Postulate 4, That all right angles are equal to one another. It seems strange because since right angles are defined, shouldn’t all angles be equal to each other as a matter of fact, if all they are right angles? In that case, it should be a common notion rather than a postulate. We might easily have thought that Euclid had taken into account the case of curved surfaces, but I think it is not right to interpret it that way, because after all, no other definition or proposition could be seen to mention the consideration of curved surfaces. After reconnecting Definition 10 and Postulate 4, I realized that it was like this: the right angle in Definition 10 is a phenomenon, while Postulate 4 is a transformation from a phenomenon to a unit of measure. We begged for this transformation process to be free of error. Postulate 4, Definition 10 and Proposition 14 together extend the concept and application of right angles. Also for this proposition, Alex observes that it is important to restrict the scope to the plane. On a curved surface there would be no guarantee that two straight lines are on the same line.

9.2 Proposition 15

If two straight lines cut one another, they make the vertical angles equal to one another.

Proposition 15 is very short and simple, but I was surprised by Alex. It seems that we reach a moment where he doesn’t ask why an obvious statement needs a proof. The effect of this discussion class seems to start to work. Thus, I throw back the question to Alex, why do we need to prove this? Alex has grown accustomed to proving propositions that seem self-explanatory, and in his words, anything that is not in the definition/postulate/common notion needs to be proved. Then why not write it into the definition/postulate/common notion? Because we only save the most basic and necessary principles in the primary library. All that can be deducted is excluded in the library. Alex seems to have gotten better at understanding the rigor of logic.

9.3 Proposition 16

In any triangle, if one of the sides be produced, the exterior angle is greater than either of the interior and opposite angles.
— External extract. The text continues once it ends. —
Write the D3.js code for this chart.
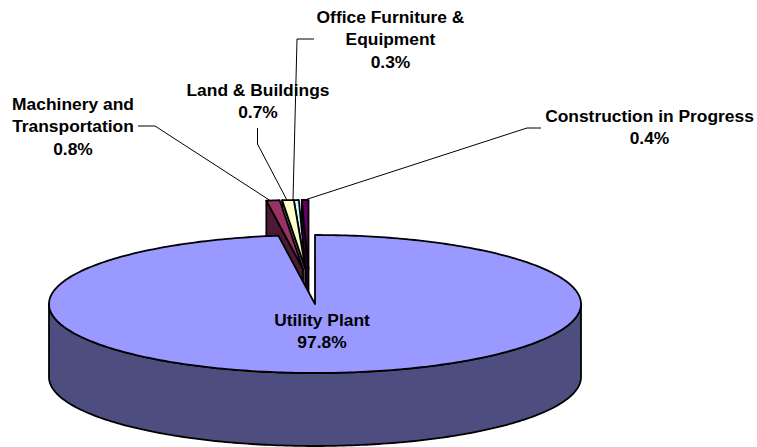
<!DOCTYPE html>
<html><head><meta charset="utf-8">
<script src="https://cdn.jsdelivr.net/npm/d3@7"></script>
<style>html,body{margin:0;padding:0;background:#fff}svg{display:block}text{font-family:"Liberation Sans",Arial,sans-serif;font-weight:700;font-size:17.4px;fill:#000}</style>
</head><body><svg id="c" width="757" height="447"></svg>
<script>
// Data, clockwise from 12 o'clock
const categories = ["Utility Plant","Machinery and Transportation","Land & Buildings","Office Furniture & Equipment","Construction in Progress"];
const shares = [97.8,0.8,0.7,0.3,0.4];
const topColors = ["#9999FF","#993366","#FFFFCC","#CCFFFF","#660066"];
const sideColors = ["#4D4D80","#4D1933","#808066","#668080","#330033"];

// Layout
const cx=315, cy=304, rx=266, ry=69, depth=73;
const explodeX=[0,-12,-9.5,-9.5,-6.5], explodeY=[0,-35,-35,-35,-35];
const labelLines=[["Utility Plant","97.8%"],["Machinery and","Transportation","0.8%"],["Land & Buildings","0.7%"],["Office Furniture &","Equipment","0.3%"],["Construction in Progress","0.4%"]];
const labelX=[322,73,258,390.5,649.5], labelY=[326,110,96,23,122], lineGap=22.3;
const leaderPts=[null,[[138,126],[155,126]],[[257.5,128],[257.5,144]],[[314,39],[297,39]],[[541,128],[527,128]]];
const anchorNudge=[0,-3,-1,-3.3,-0.5];

const svg=d3.select("#c");
const arcs=d3.pie().value((d,i)=>shares[i]).sort(null)(shares);
const px=a=>cx+rx*Math.sin(a), py=a=>cy-ry*Math.cos(a);
const line=d3.line();
const stroke=(s)=>s.attr("stroke","#000").attr("stroke-width",1.8).attr("stroke-linejoin","round");
const arcSamples=(a0,a1)=>d3.range(0,1.0001,1/Math.max(2,Math.ceil(Math.abs(a1-a0)*60))).map(t=>a0+(a1-a0)*t);

function drawSlice(i){
  const a=arcs[i], dx=explodeX[i], dy=explodeY[i];
  const g=svg.append("g").attr("transform",`translate(${dx},${dy})`);
  if(i===0){
    // outer wall: only the front half is visible
    const A0=Math.PI/2, A1=Math.PI*1.5;
    const lo=arcSamples(A0,A1).map(t=>[px(t),py(t)]);
    const hi=lo.slice().reverse().map(p=>[p[0],p[1]+depth]);
    g.append("path").attr("d",line(lo.concat(hi))+"Z").attr("fill",sideColors[i]).call(stroke);
  } else {
    // left cut face, seen through the gap
    const e=a.startAngle;
    const face=[[px(e),py(e)],[cx,cy],[cx,cy+depth],[px(e),py(e)+depth]];
    g.append("path").attr("d",line(face)+"Z").attr("fill",sideColors[i]).call(stroke);
  }
  const top=[[cx,cy]].concat(arcSamples(a.startAngle,a.endAngle).map(t=>[px(t),py(t)]));
  g.append("path").attr("d",line(top)+"Z").attr("fill",topColors[i]).call(stroke);
}
// Painter's order: rightmost small slice first, main slice last
[4,3,2,1,0].forEach(drawSlice);

// Leader lines
leaderPts.forEach((pts,i)=>{
  if(!pts) return;
  const m=(arcs[i].startAngle+arcs[i].endAngle)/2;
  const end=[px(m)+explodeX[i]+anchorNudge[i],py(m)+explodeY[i]];
  svg.append("path").attr("d",line(pts.concat([end]))).attr("fill","none").attr("stroke","#000").attr("stroke-width",1);
});

// Labels
labelLines.forEach((ls,i)=>{
  const t=svg.append("text").attr("text-anchor","middle");
  ls.forEach((s,j)=>t.append("tspan").attr("x",labelX[i]).attr("y",labelY[i]+j*lineGap).text(s));
});
</script></body></html>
However, immediately following Proposition 16, Alex again thinks, if the exterior angle is equal to the sum of the other two interior angles, then it must be greater than either of the interior angles. He mixes his advanced math with Euclid’s proof again. We always choose to prove instead of arguing, i.e., let Alex prove that the exterior angle is equal to the sum of the two interior angles. Alex tries, but finds that none of the required theorems are proved, such as parallel congruent angles and equality of interior angles. We end up going back to Euclid to see how he proved it. Although all of our attempts failed, it is meaningful because it helped Alex understand the validity of the proposition here and the cleverness of Euclid’s method of proof.

Open Assignment:

  • The if loop in the programming, what kind of Necessity and Sufficiency condition it applied? Can you explain why?